Que vont faire ou devenir Diouf Sarr et Cie face à la montée de la Tfr, qui visiblement à la bénédiction du patron de l’Apr ?
En tout cas, sur les réseaux sociaux, la «guerre» des structures est déjà lancée. Et les détracteurs du groupe des 30 ne se gênent pas. «La Ccr n’a-t-elle plus de cadres, au point que d’autres veuillent réfléchir à leur place ?», interroge Thaye Diaby, un des détracteurs de la nouvelle structure. Un autre jeune de la Cojer, Khady Béloya Ndiaye, elle, lance les hostilités. «Bientôt va sortir la liste des diambars. A côté de chaque guerrier, il y a un diambar qui est meilleur que lui. Vive le match Diambar-guerrier», cogne-t-elle. Irritée par la mise en place de la Tfr, elle assène : «comme il y a une Task force qu’ils ont eu le toupet d’annoncer publiquement, que chacun prenne ses responsabilités. Que le parti éclate et qu’on leur laisse tout gérer. L’engagement politique rime avec considération. Et cela est un manque de considération (pour les structures qui existent déjà)».

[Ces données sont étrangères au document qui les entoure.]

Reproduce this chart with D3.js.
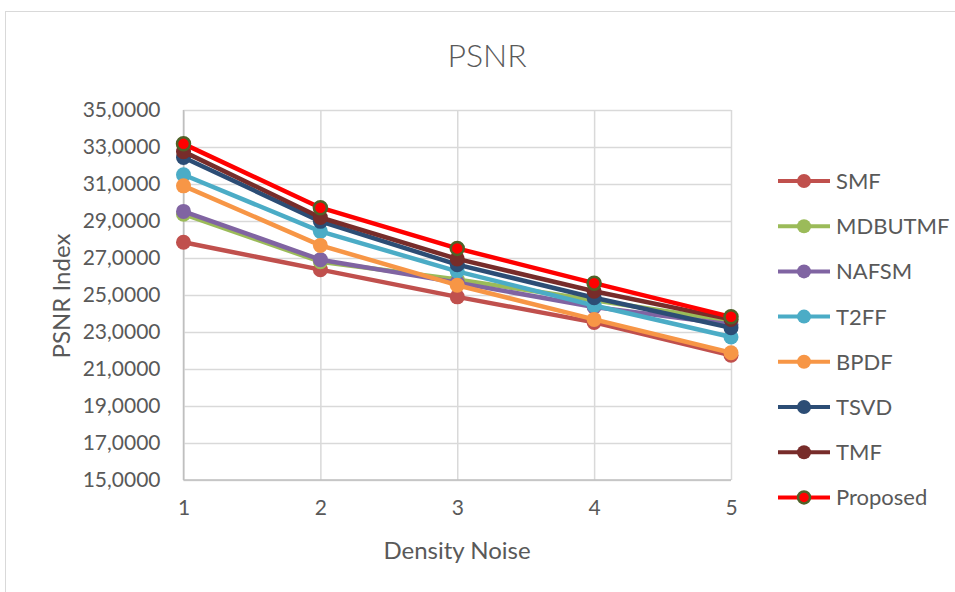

La Cam refuse que les militants «authentiques» soient sacrifiés à l’autel des nouvelles alliances
En plus de la rivalité entre Tfr et Ccr, une 3ème structure va venir corser la donne. Il s’agit du Collectif des authentiques militants (Cam), monté par de jeunes cadres apéristes, frustrés par les dernières décisions du chef de l’Etat qui, à leur yeux, a préféré ses anciens adversaires à ses compagnons de toujours. «Le Cam est pour l’instauration de la dignité des militants authentiques. Nous sommes des militants de l’Apr et non des esclaves doublés de larbins dans l’Apr. Il faut finir avec la dictature dans l’Apr ou mourir de regrets», clame un des animateurs, Thiaye Diaby. Qui poursuit : «dans l’opposition, on demeure convaincu que l’engagement politique peut bien s’accommoder de l’éthique, de la morale et de la loyauté. Au pouvoir, on nous impose d’être loyal en s’accommodant d’un engagement politique sans éthique ni morale». Pour lui, «l’Apr est un clavier qui a perdu tous ses boutons, sauf deux : se battre ou bouder». Son compagnon de lutte à la Cam, René Pierre Yéhoune d’ajouter : «nous sentinelles de la démocratie, membres authentiques de l’Apr originel, voulons accompagner le frère Président pour que cette recomposition du camp libéral ne soit pas ou n’ait pas pour corollaire une décomposition de notre parti ! Voilà le cri de notre guerre. Unis nous vaincrons».
Pour montrer qu’ils sont déterminés à aller au bout de leur combat, ils sont en train de tisser leur toile et de recruter. Il y a une dizaine de jours, ils étaient en conclave à Somone et samedi dernier, ils ont effectué un déplacement à Touba. C’est dire que le parti présidentiel n’est pas loin de muer en armée mexicaine. A moins qu’entre-temps, Macky Sall ne siffle la fin de la récréation. Lui qui a commencé à reprendre langue avec les grands frustrés comme Cissé Lô.